Once I was a soldier, proud and proud of those I led.

In 1964 I was company commander of about 150 parachutists in the 101st Airborne Division. We trained long and hard, as we had a special mission about every six months. We had to be chuted in parachutes and weapons strapped on and ready to board a C-130 turboprop aircraft in the aircraft and gone in 2 hours.

In those days we could fly at 300 mph; today those aircraft (C-17) now cruise a “power package” to any location around the world at 550 mph. So what?

Four years ago a terrorist attack took place in Benghazi, a Libyan town where several Americans lived and conducted U.S. State Department business. A couple of hundred terrorists or so attacked the U.S. compound where the ambassador and a handful U.S. guards lived. They fought well but were near to being overwhelmed; they had called for help but without help they were not going to survive. They held up for almost 13 hours, but the ambassador and three guards perished.

Thirteen hours! And no help when help could have helped. Like a “ready force” in my service at the 101st , using today’s C-17 aircraft could have gotten help there if the command Commander so ordered. The 173rd Parachute Brigade in Italy could have easily flown there. I have heard that one aircraft (with about a dozen “commandos”) was in the air circulating Benghazi.

Somewhere somebody in the government “pulled the plug” on our forward guys who let them die for their so-called bosses. Soldiers always try to help comrades.

And Secretary Hillary (a boss) screamed in front of Congress when she screamed (when they were dead), “What difference at this point does it make?” Does it make a difference to the wives and mothers now?

— Ty Cobb Jr.


An appreciative pastor

A big thanks to the congregation of South China Grove United Methodist Church for honoring me Sunday with a gift to Main Street Mission in my honor. This is the ninth year they have done that. Main Street Mission serves the people of South Rowan County in many ways.
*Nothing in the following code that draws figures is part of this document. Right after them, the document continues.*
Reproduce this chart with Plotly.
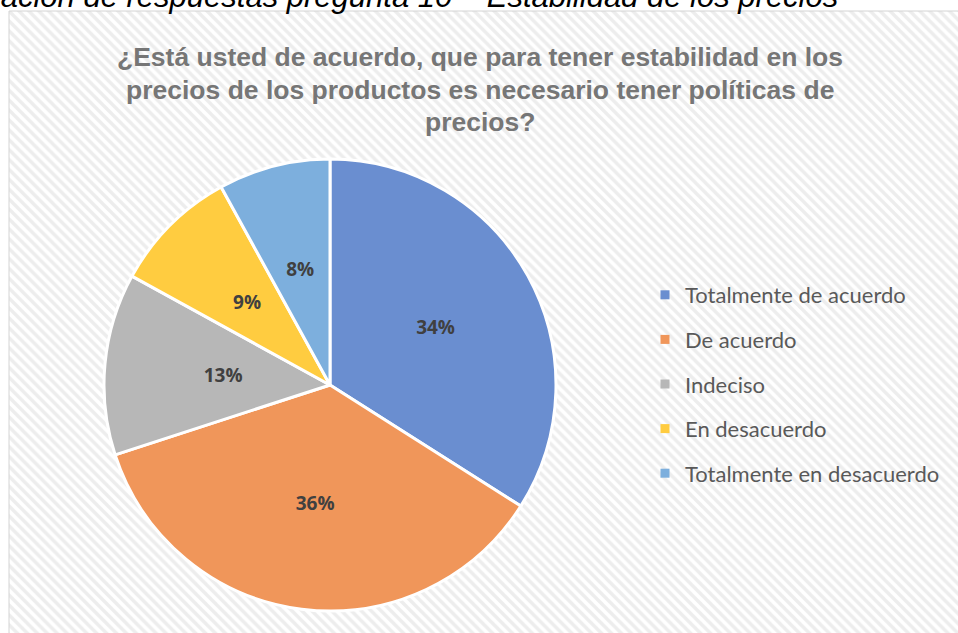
import plotly.graph_objects as go

# datos de la pregunta 10
categorias = ["Totalmente de acuerdo", "De acuerdo", "Indeciso",
              "En desacuerdo", "Totalmente en desacuerdo"]
porcentajes = [34, 36, 13, 9, 8]
colores = ["#6A8ED0", "#F0965A", "#B7B7B7", "#FFCC40", "#7DAFDD"]

titulo = ["¿Está usted de acuerdo, que para tener estabilidad en los",
          "precios de los productos es necesario tener políticas de",
          "precios?"]
leyenda_pie = "Tabulación de respuestas pregunta 10 – Estabilidad de los precios"

W, H = 958, 633
cx, cy, R = 330, 385, 226      # centro y radio del pastel (px)
R_txt = 150                    # radio auxiliar para las etiquetas de sectores chicos


def dominio(r):
    return dict(x=[(cx - r) / W, (cx + r) / W], y=[1 - (cy + r) / H, 1 - (cy - r) / H])


fuente_pct = dict(family="Open Sans", size=19, color="#404040", weight="bold")
grandes = ["%{value}%" if v >= 30 else "" for v in porcentajes]
chicos = ["" if v >= 30 else "%{value}%" for v in porcentajes]

fig = go.Figure()

# fondo rayado del área del gráfico
fig.add_trace(go.Bar(x=[0.5], y=[1], width=[1], showlegend=False, hoverinfo="skip",
                     marker=dict(color="white", line=dict(width=0),
                                 pattern=dict(shape="\\", fgcolor="#DCDCDC", bgcolor="white",
                                              size=7, solidity=0.5))))

# leyenda con entradas separadas
for cat, col in zip(categorias, colores):
    fig.add_trace(go.Scatter(x=[None], y=[None], mode="markers", name=cat,
                             legendgroup=cat,
                             marker=dict(symbol="square", size=9, color=col)))

fig.add_trace(go.Pie(
    labels=categorias, values=porcentajes, sort=False, direction="clockwise",
    rotation=0, showlegend=False, hoverinfo="label+percent",
    marker=dict(colors=colores, line=dict(color="white", width=3)),
    texttemplate=grandes, textposition="inside", insidetextorientation="horizontal",
    textfont=fuente_pct, domain=dominio(R),
))

# pastel transparente para acercar al centro las etiquetas de los sectores chicos
fig.add_trace(go.Pie(
    labels=categorias, values=porcentajes, sort=False, direction="clockwise",
    rotation=0, showlegend=False, hoverinfo="skip",
    marker=dict(colors=["rgba(0,0,0,0)"] * 5, line=dict(width=0)),
    texttemplate=chicos, textposition="inside", insidetextorientation="horizontal",
    textfont=fuente_pct, domain=dominio(R_txt),
))

anotaciones = [
    dict(text=linea, xref="paper", yref="paper", x=480 / W, y=1 - (57 + 32.5 * i) / H,
         xanchor="center", yanchor="middle", showarrow=False,
         font=dict(family="Liberation Sans", size=26.5, color="#767676", weight="bold"))
    for i, linea in enumerate(titulo)
]
anotaciones.append(
    dict(text=leyenda_pie, xref="paper", yref="paper", x=840 / W, y=1 + 3.5 / H,
         xanchor="right", yanchor="middle", showarrow=False,
         font=dict(family="Liberation Sans", size=31, color="black", style="italic")))

borde = dict(color="#D4D4D4", width=1)

fig.update_layout(
    width=W, height=H,
    margin=dict(l=0, r=0, t=0, b=0),
    paper_bgcolor="white", plot_bgcolor="white",
    bargap=0,
    xaxis=dict(domain=[9 / W, 1], range=[0, 1], visible=False, fixedrange=True),
    yaxis=dict(domain=[0, 1 - 11 / H], range=[0, 1], visible=False, fixedrange=True),
    legend=dict(x=645 / W, y=1 - 274 / H, xanchor="left", yanchor="top",
                bgcolor="rgba(0,0,0,0)", tracegroupgap=13,
                font=dict(family="Lato", size=22, color="#595959")),
    shapes=[
        dict(type="line", xref="paper", yref="paper", x0=9 / W, x1=9 / W,
             y0=0, y1=1 - 11 / H, line=borde),
        dict(type="line", xref="paper", yref="paper", x0=9 / W, x1=1,
             y0=1 - 11 / H, y1=1 - 11 / H, line=borde),
    ],
    annotations=anotaciones,
)

fig.write_html("out.html", config={"displayModeBar": False},
               post_script="document.body.style.margin='0';"
                           "document.body.style.overflow='hidden';"
                           "document.documentElement.style.overflow='hidden';")
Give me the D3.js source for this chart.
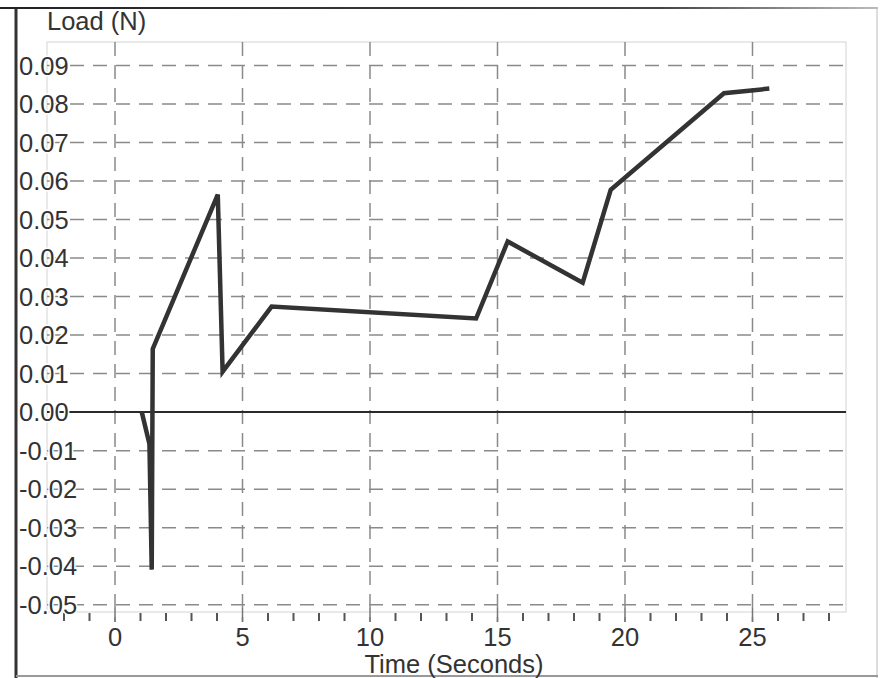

Although food support is what most people think of, a contact with the Mission will give you a long list of the many things they are doing to help people with many types of needs.

— Doc Warner

Grievous thanks

We would like to say a heartfelt “thank you” to our friends and community for making Salisbury’s first East End Food Truck Rally at Grievous Gallery a huge success. Over 400 attendees rocked out on East Council street this past Saturday night, eating from various food trucks and listening to great local music. We had a variety of local restaurants and vendors represented as well as the new Morgan Ridge Railwalk.

The outpouring of support from the patrons and high attendance is more than we could have even wished for, and for that we are grateful. We hope to bring our wonderful city of Salisbury many other events of this kind.